/---
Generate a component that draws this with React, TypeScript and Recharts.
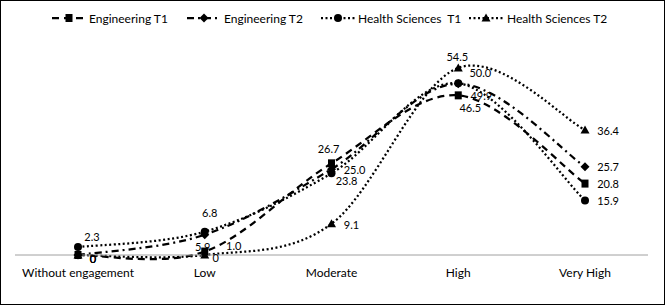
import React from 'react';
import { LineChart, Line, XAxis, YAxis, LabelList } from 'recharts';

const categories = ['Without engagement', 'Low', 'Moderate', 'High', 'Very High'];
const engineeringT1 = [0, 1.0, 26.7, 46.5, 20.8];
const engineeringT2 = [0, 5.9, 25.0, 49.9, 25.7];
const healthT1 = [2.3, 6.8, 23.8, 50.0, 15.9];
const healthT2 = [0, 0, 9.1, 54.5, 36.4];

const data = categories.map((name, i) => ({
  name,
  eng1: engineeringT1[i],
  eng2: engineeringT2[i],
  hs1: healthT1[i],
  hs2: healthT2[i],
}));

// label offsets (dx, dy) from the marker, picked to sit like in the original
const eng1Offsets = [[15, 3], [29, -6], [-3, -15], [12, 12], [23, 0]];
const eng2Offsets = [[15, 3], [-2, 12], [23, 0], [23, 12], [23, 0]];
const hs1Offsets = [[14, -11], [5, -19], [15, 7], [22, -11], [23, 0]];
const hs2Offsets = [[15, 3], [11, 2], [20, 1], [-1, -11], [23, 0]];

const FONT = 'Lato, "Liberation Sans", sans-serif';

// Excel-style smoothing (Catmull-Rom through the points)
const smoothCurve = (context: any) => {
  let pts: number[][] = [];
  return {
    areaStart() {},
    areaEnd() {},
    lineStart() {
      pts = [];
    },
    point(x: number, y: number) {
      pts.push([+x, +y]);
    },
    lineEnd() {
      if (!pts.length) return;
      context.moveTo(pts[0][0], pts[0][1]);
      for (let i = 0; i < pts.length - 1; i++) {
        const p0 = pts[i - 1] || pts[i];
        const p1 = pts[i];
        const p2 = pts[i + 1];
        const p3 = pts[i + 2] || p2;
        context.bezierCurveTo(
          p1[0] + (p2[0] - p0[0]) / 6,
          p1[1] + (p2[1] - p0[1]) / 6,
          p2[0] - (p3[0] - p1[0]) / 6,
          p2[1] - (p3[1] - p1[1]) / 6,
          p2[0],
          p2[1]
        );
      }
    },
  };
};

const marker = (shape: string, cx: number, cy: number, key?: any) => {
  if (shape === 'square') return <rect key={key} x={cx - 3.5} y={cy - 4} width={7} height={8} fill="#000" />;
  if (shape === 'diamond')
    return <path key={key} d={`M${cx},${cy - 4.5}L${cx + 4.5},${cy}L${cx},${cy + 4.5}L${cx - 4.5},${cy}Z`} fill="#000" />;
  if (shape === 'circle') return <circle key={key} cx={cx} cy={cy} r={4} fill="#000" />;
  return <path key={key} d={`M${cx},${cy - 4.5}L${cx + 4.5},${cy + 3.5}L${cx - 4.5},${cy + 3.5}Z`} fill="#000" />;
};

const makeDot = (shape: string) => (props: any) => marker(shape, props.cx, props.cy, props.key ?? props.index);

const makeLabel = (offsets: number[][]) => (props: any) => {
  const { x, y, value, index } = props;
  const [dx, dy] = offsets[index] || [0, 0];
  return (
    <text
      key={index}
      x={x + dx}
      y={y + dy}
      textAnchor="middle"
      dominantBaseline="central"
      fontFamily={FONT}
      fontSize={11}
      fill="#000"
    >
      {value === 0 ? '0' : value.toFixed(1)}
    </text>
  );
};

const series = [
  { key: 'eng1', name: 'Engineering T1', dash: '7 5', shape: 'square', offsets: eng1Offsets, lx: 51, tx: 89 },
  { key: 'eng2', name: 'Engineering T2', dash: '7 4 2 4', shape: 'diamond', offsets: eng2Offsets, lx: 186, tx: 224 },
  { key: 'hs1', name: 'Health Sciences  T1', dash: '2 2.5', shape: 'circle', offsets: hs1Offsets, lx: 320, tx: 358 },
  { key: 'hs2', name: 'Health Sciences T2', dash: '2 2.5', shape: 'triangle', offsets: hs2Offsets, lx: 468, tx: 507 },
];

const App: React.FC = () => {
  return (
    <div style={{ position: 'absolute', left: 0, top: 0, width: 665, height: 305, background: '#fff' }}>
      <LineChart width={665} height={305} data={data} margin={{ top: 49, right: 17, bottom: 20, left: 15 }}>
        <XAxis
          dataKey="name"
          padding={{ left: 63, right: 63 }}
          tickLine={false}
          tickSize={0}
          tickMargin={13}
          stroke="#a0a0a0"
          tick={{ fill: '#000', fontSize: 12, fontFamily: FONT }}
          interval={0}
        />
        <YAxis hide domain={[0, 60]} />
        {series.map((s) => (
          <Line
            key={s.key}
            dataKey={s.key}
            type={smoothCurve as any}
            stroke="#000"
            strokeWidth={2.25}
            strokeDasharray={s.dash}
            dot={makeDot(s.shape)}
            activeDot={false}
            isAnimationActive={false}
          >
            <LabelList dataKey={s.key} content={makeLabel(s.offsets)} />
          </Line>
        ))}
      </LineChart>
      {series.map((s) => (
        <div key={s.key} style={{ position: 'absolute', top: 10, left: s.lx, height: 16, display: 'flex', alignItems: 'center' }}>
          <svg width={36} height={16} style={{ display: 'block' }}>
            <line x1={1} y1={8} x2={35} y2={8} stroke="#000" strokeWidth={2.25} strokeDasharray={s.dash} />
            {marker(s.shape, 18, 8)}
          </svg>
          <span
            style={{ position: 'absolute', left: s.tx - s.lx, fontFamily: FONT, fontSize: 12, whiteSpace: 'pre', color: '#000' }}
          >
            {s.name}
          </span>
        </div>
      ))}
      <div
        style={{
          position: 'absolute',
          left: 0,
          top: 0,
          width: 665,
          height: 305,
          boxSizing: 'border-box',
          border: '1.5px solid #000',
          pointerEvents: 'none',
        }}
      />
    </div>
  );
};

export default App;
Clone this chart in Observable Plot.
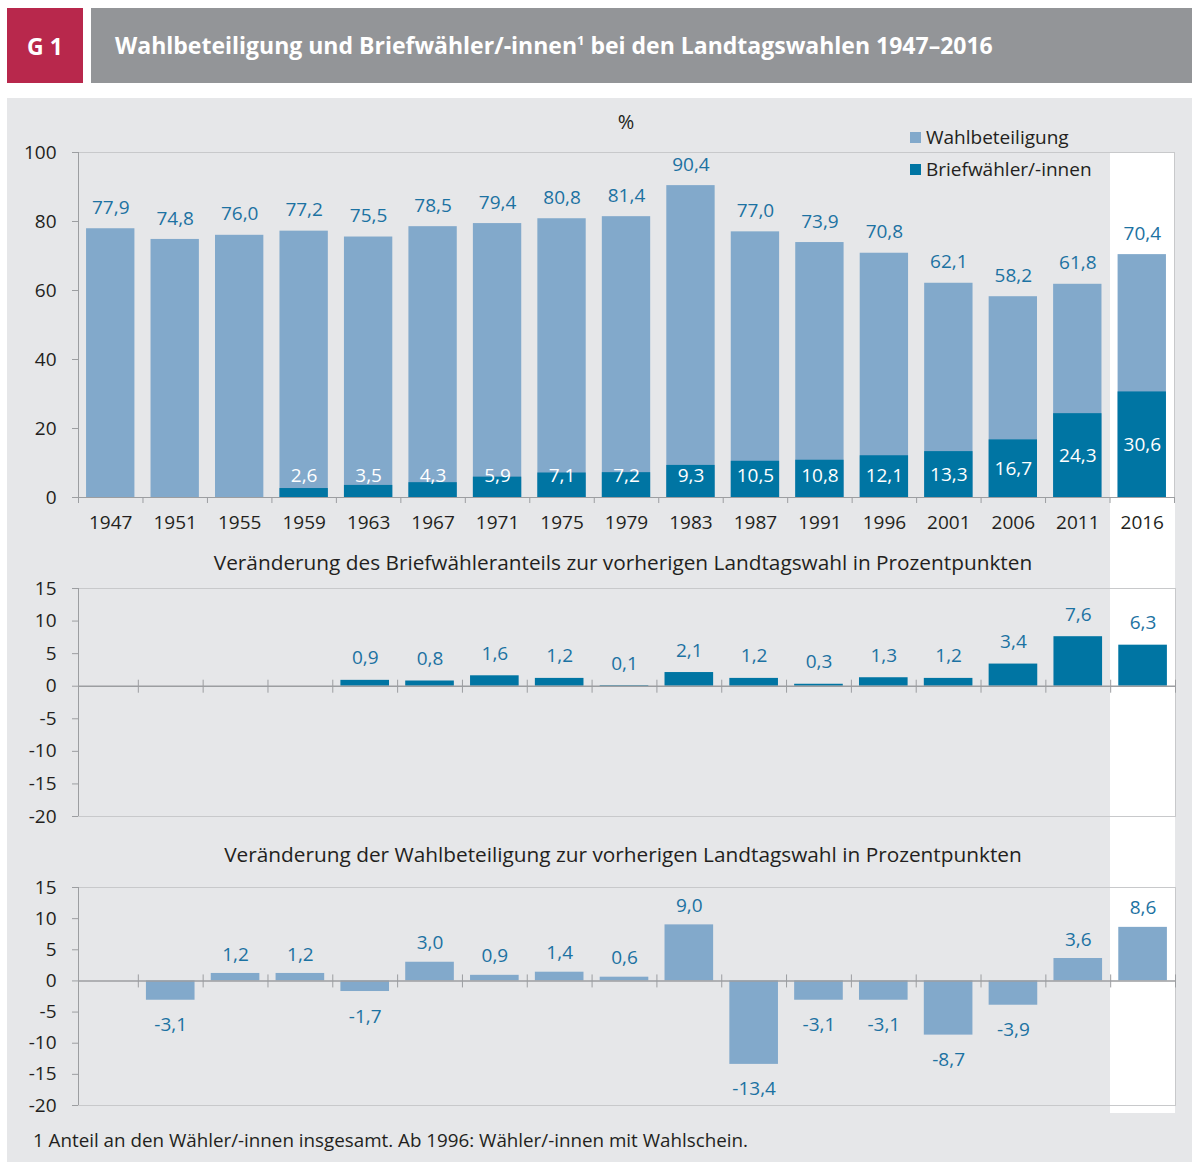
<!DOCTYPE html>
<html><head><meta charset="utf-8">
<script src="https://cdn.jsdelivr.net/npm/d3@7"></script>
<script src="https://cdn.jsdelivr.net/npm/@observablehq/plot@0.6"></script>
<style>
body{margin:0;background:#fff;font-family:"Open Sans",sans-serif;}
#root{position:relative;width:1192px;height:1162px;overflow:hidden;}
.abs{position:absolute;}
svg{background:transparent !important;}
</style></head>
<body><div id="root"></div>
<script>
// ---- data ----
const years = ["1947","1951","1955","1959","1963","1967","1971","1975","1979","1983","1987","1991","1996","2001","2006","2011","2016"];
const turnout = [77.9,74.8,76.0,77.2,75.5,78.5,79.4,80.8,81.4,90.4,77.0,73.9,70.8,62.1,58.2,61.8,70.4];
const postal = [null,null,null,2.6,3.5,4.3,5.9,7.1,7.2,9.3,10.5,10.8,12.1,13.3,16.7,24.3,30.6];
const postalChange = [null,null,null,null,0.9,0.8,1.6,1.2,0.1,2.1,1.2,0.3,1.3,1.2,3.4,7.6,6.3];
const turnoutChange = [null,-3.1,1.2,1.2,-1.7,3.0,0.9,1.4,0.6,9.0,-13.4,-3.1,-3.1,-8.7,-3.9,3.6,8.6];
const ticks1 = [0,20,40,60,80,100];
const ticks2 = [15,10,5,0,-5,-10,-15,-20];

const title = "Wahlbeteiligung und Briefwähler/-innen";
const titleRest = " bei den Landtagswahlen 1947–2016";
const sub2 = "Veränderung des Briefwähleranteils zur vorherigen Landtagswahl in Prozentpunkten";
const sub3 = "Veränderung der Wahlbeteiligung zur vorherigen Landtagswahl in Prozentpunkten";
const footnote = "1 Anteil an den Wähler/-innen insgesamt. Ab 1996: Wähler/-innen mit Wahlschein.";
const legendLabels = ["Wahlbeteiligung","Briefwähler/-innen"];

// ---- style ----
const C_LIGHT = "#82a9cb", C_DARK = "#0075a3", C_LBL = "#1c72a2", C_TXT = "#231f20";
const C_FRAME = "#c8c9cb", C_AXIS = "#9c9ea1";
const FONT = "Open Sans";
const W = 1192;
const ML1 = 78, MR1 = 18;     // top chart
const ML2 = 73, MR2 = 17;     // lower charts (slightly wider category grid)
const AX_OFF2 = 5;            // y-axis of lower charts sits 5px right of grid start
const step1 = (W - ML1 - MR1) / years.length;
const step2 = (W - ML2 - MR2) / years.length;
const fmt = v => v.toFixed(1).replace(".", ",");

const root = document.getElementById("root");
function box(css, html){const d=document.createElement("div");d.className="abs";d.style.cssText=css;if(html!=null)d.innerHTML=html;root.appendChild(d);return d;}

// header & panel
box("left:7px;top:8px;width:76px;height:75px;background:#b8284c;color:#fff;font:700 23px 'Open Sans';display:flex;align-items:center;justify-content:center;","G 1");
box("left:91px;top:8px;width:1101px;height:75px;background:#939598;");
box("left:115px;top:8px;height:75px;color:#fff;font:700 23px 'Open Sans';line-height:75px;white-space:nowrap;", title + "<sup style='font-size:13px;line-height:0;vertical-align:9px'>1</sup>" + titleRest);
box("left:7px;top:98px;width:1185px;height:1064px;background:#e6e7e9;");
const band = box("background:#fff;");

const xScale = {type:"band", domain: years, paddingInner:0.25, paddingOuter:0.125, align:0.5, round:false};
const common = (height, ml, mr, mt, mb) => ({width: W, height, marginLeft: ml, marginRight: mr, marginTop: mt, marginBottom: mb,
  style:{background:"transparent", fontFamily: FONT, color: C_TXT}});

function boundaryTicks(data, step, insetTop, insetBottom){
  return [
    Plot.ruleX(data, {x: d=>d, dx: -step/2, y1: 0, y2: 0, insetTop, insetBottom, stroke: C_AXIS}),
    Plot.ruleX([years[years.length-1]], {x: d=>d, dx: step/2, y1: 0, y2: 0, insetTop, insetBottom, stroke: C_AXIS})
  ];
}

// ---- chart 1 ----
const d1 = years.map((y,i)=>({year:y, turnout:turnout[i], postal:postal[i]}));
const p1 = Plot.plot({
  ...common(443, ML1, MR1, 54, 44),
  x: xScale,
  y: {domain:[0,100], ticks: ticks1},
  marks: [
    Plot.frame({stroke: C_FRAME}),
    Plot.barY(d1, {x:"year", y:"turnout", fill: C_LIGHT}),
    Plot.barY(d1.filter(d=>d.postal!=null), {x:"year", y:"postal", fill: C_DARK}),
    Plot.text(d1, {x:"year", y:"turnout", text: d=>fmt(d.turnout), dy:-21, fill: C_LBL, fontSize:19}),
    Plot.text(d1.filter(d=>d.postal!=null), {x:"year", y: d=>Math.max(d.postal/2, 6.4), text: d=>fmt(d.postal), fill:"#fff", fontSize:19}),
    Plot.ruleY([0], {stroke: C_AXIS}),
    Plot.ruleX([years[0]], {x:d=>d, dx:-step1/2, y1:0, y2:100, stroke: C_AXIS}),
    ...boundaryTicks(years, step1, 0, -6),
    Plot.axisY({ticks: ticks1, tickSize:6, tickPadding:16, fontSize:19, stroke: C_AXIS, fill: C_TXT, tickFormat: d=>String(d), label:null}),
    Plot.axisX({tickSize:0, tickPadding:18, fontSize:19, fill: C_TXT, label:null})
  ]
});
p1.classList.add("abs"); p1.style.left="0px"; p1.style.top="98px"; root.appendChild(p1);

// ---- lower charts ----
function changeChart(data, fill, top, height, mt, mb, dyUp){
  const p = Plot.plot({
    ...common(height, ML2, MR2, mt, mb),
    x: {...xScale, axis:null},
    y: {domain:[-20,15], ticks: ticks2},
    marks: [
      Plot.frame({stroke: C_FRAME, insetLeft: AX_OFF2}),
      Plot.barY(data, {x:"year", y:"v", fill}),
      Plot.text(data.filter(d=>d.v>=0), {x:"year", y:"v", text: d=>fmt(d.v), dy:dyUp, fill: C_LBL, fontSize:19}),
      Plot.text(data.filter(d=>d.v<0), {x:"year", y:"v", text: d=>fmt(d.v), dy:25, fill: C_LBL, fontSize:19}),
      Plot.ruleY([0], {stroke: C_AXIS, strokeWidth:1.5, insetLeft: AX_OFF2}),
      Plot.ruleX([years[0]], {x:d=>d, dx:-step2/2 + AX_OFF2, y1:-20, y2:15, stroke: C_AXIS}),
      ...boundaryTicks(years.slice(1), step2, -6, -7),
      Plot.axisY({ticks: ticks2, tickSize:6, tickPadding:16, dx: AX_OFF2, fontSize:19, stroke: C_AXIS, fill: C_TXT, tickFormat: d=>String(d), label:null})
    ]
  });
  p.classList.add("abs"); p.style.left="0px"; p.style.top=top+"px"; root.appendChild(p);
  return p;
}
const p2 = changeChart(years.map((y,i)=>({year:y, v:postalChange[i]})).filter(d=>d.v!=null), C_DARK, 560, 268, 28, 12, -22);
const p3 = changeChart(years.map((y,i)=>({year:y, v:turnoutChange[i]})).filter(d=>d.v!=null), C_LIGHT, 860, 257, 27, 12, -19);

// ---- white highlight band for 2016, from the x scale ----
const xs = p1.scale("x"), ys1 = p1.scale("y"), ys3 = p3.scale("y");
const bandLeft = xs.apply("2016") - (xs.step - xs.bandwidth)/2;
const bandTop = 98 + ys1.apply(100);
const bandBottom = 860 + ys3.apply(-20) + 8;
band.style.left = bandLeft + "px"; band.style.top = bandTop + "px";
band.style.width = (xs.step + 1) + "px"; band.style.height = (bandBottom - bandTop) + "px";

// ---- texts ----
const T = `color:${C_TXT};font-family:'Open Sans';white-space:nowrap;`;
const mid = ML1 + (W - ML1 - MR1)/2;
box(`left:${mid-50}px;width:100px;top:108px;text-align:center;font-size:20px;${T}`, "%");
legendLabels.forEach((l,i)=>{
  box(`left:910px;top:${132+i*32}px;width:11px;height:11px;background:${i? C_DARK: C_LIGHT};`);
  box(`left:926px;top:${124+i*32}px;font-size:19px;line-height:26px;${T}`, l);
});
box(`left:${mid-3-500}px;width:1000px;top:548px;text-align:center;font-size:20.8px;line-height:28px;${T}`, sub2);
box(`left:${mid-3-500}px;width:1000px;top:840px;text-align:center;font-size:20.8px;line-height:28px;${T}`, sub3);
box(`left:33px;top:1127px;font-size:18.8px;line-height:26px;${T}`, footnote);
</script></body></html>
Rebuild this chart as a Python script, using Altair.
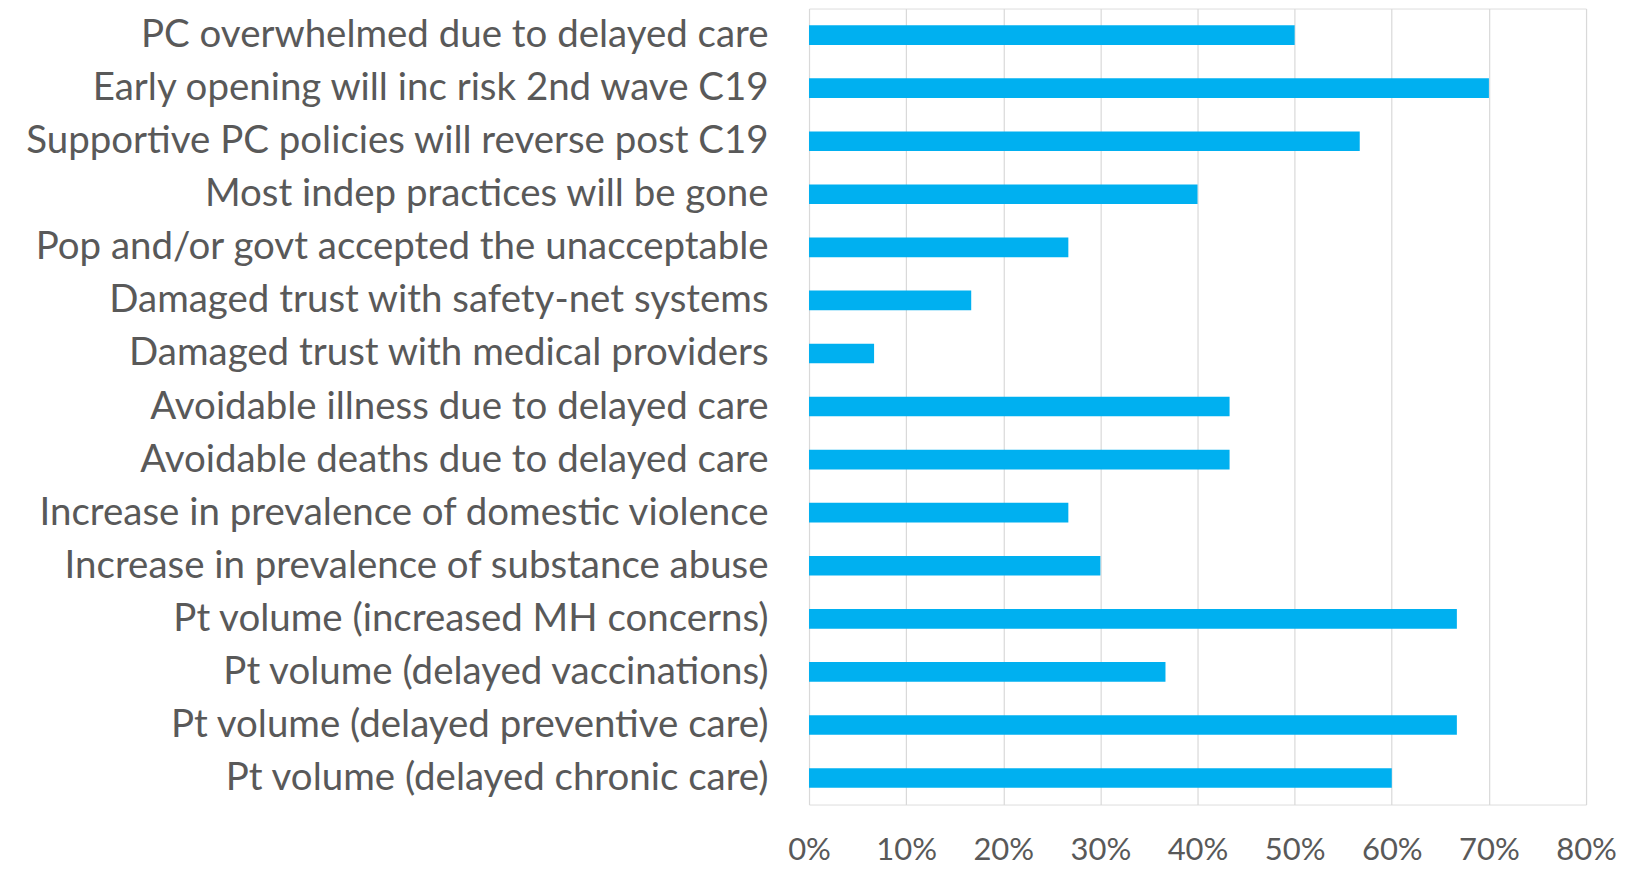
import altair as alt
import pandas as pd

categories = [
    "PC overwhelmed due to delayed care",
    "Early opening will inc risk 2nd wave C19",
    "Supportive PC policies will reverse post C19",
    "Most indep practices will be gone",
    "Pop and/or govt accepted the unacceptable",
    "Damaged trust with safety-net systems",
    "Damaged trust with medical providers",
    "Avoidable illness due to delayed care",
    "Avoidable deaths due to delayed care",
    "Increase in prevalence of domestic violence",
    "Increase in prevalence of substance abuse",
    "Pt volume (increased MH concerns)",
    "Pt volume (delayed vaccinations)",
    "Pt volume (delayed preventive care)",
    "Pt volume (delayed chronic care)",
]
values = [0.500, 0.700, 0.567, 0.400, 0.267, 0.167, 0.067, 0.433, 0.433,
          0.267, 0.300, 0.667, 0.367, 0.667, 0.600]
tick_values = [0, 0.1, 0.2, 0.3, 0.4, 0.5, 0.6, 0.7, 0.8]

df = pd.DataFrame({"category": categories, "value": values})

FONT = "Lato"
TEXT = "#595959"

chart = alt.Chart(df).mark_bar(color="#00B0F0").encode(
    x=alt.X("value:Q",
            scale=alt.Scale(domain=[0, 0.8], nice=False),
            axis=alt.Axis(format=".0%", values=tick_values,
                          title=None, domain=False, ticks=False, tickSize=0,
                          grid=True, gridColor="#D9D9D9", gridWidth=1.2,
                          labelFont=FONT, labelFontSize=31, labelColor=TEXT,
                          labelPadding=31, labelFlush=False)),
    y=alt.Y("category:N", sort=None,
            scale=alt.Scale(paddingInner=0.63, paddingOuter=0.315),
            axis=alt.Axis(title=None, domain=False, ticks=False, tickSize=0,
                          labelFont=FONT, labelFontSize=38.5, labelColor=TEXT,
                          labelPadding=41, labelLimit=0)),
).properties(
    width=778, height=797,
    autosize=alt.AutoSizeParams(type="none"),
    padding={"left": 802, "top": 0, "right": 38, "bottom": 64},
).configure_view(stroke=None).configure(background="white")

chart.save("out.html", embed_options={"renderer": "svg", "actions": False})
\---
Could you quote, word for word, only the lines from the one containing "Clone this chart in Observable Plot." through the one containing "const ticks2 = [15,10,5,0,-5,-10,-15,-20];", both included, and leave out any pictures?

Clone this chart in Observable Plot.
<!DOCTYPE html>
<html><head><meta charset="utf-8">
<script src="https://cdn.jsdelivr.net/npm/d3@7"></script>
<script src="https://cdn.jsdelivr.net/npm/@observablehq/plot@0.6"></script>
<style>
body{margin:0;background:#fff;font-family:"Open Sans",sans-serif;}
#root{position:relative;width:1192px;height:1162px;overflow:hidden;}
.abs{position:absolute;}
svg{background:transparent !important;}
</style></head>
<body><div id="root"></div>
<script>
// ---- data ----
const years = ["1947","1951","1955","1959","1963","1967","1971","1975","1979","1983","1987","1991","1996","2001","2006","2011","2016"];
const turnout = [77.9,74.8,76.0,77.2,75.5,78.5,79.4,80.8,81.4,90.4,77.0,73.9,70.8,62.1,58.2,61.8,70.4];
const postal = [null,null,null,2.6,3.5,4.3,5.9,7.1,7.2,9.3,10.5,10.8,12.1,13.3,16.7,24.3,30.6];
const postalChange = [null,null,null,null,0.9,0.8,1.6,1.2,0.1,2.1,1.2,0.3,1.3,1.2,3.4,7.6,6.3];
const turnoutChange = [null,-3.1,1.2,1.2,-1.7,3.0,0.9,1.4,0.6,9.0,-13.4,-3.1,-3.1,-8.7,-3.9,3.6,8.6];
const ticks1 = [0,20,40,60,80,100];
const ticks2 = [15,10,5,0,-5,-10,-15,-20];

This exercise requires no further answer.